In 1 John 1:1-4, the apostle is giddy to be remembering Jesus. He repeatedly emphasizes the sight, sound, and feel of being with the Messiah (“heard… seen… looked upon… touched”), and how the physical reality of Jesus is related to John’s fellowship with God and with the people reading the letter (which includes you and me):
“That which was from the beginning, which we have heard, which we have seen with our eyes, which we have looked upon and have touched…the life was made manifest, and we… proclaim to you the eternal life, which was with the Father… so that you too may have fellowship with us; and indeed our fellowship is with the Father and with his Son… And we are writing these things so that our joy may be complete.” -1 John 1:1-4 (ESV)
The reality of God in a physical body fascinated John for his entire life. In the verses above there are echos of the opening words of John’s gospel–Jesus was with God in the beginning; Jesus is life; and Jesus is the manifestation of God’s Word in physical form.
When Peter and John were defending themselves in the temple in Jerusalem, the reason they gave for talking about Jesus was, “for we cannot but speak of what we have seen and heard.” (Acts 4:20). Having seen Jesus was irrefutable evidence of Jesus’ reality as God, and John implies this in the verses above and in John 19:35. Referring to himself, John says, “He who saw it has born witness–his testimony is true, and he knows that he is telling the truth, that you also may believe.” Peter was also captivated by his physical experience of Jesus, as he mentions in 2 Peter 1:16 (“but we were eyewitnesses.”)
Perhaps Peter and John learned their fascination with Jesus’ physicality from Jesus Himself, who emphasized this to the disciples in the upper room in Luke 24:39-43 (“see my hands and my feet”) and famously to doubting Thomas in John 20:27 (“put out your hand, and place it in my side”).

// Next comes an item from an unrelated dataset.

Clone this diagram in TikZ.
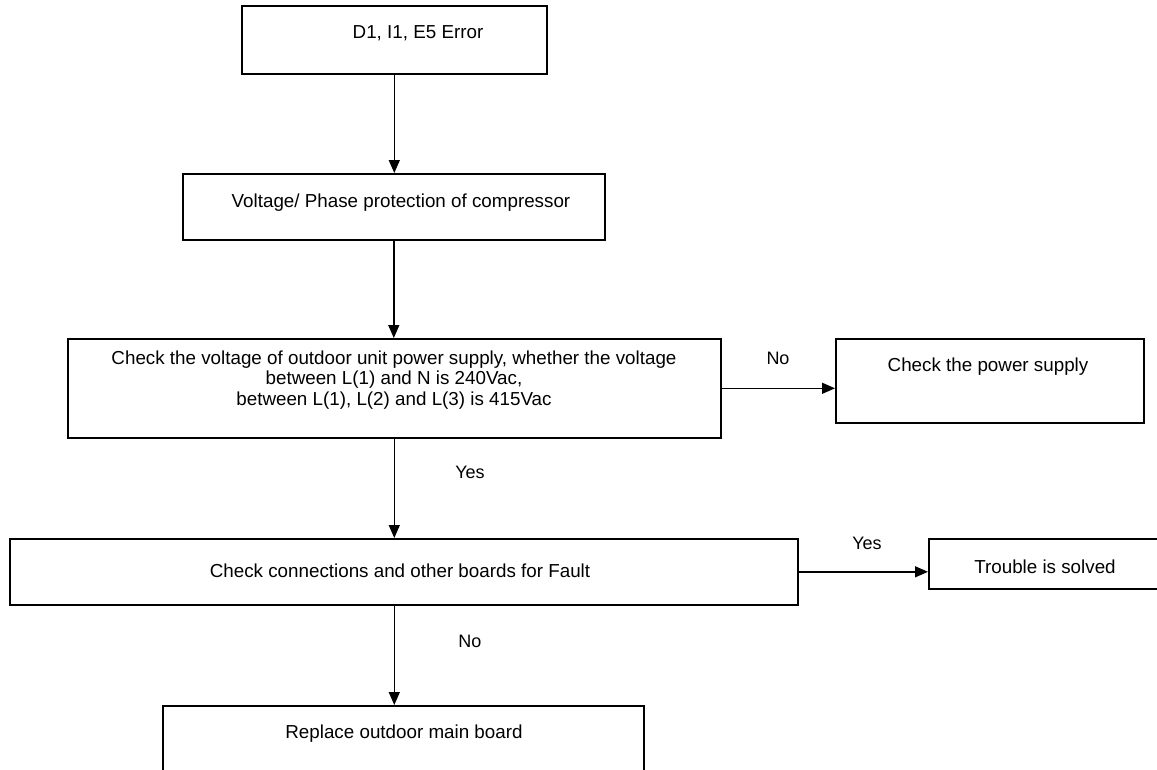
\documentclass[tikz,border=0pt]{standalone}
\usepackage{fontspec}
\setmainfont{Liberation Sans}
\usetikzlibrary{arrows.meta,calc}
\begin{document}
\begin{tikzpicture}[x=1pt,y=-1pt,
  box/.style={draw=black,line width=1.6pt,rectangle,inner sep=0pt,anchor=north west},
  txt/.style={font=\fontsize{18.8}{20.5}\selectfont,align=center,inner sep=0pt},
  lbl/.style={font=\fontsize{18}{20}\selectfont,inner sep=0pt},
  arr/.style={draw=black,line width=1.4pt,-{Triangle[length=13pt,width=11pt]}}]
\useasboundingbox[fill=white] (0,0) rectangle (1157,769);
% boxes
\node[box,minimum width=305pt,minimum height=68pt] (b1) at (241,5) {};
\node[box,minimum width=422pt,minimum height=66pt] (b2) at (182,173) {};
\node[box,minimum width=653pt,minimum height=99pt] (b3) at (67,338) {};
\node[box,minimum width=308pt,minimum height=84pt] (b4) at (835,338) {};
\node[box,minimum width=788pt,minimum height=66pt] (b5) at (9,538) {};
\node[box,minimum width=240pt,minimum height=50pt] (b6) at (928,538) {};
\node[box,minimum width=481pt,minimum height=100pt] (b7) at (162,705) {};
% texts
\node[txt] (t1) at (418,33) {D1, I1, E5 Error};
\node[txt] (t2) at (401,203) {Voltage/ Phase protection of compressor};
\node[txt] (t3) at (394,380) {Check the voltage of outdoor unit power supply, whether the voltage\\between L(1) and N is 240Vac,\\between L(1), L(2) and L(3) is 415Vac};
\node[txt] (t4) at (988,367) {Check the power supply};
\node[txt] (t5) at (400,571) {Check connections and other boards for Fault};
\node[txt] (t6) at (1045,567) {Trouble is solved};
\node[txt] (t7) at (404,734) {Replace outdoor main board};
% labels
\node[lbl] (l1) at (778,358) {No};
\node[lbl] (l2) at (470,472) {Yes};
\node[lbl] (l3) at (867,543) {Yes};
\node[lbl] (l4) at (470,641) {No};
% connectors
\draw[arr] (b1.south) -- (b1.south |- b2.north);
\draw[arr] (b2.south) -- (b2.south |- b3.north);
\draw[arr] (b3.east) -- (b3.east -| b4.west);
\draw[arr] (b3.south) -- (b3.south |- b5.north);
\draw[arr] (b5.east) -- (b5.east -| b6.west);
\draw[arr] (b3.south |- b5.south) -- (b3.south |- b7.north);
\end{tikzpicture}
\end{document}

But in 1 John 1:1-4, the apostle also refers to Jesus briefly as “the word of life–the life was made manifest.” Jesus himself also said that He was “the life,” and the reality of Jesus’ physical existence makes His life exuberant and powerful, powerful enough to light a fire under John, and powerful enough to unite distant Christians in fellowship with each other and with the Father.
And the power of Jesus to catalyze fellowship is why John is writing. As he says in verse 3, “that which we have seen and heard we proclaim also to you, so that you too may have fellowship with us; and indeed our fellowship is with the Father and with his Son.” In the friendship of Jesus and His disciples, the love of God began to spill over into humans, so that if we come to know Jesus, we also can have fellowship with the Father. And through fellowship with the Father, we have better fellowship with other believers.
This is why John was “writing these things so that our joy may be complete.” John already had fellowship with Jesus–it had changed and motivated the entire course of his existence. But his joy was completed when he shared this fellowship with other people, when he could participate in the work of Christ on this earth.
Jesus had spent time with John, and John shared these experiences with other people. These people told other people, who told other people. The cycle continued over millennia, while the Spirit worked in the lives and minds of generation after generation of believers, until eventually somebody told me, and now I am telling you.
I’m writing this post for the same reason John wrote His letter. Jesus is real, and He has lit my life on fire. When I meet other believers, or when I pray, or when I read Scripture, the energy is electric. The Spirit is at work in me, and He is at work in all believers.
“That which we have seen and heard we proclaim also to you, so that you too may have fellowship with us; and indeed our fellowship is with the Father and with his Son.”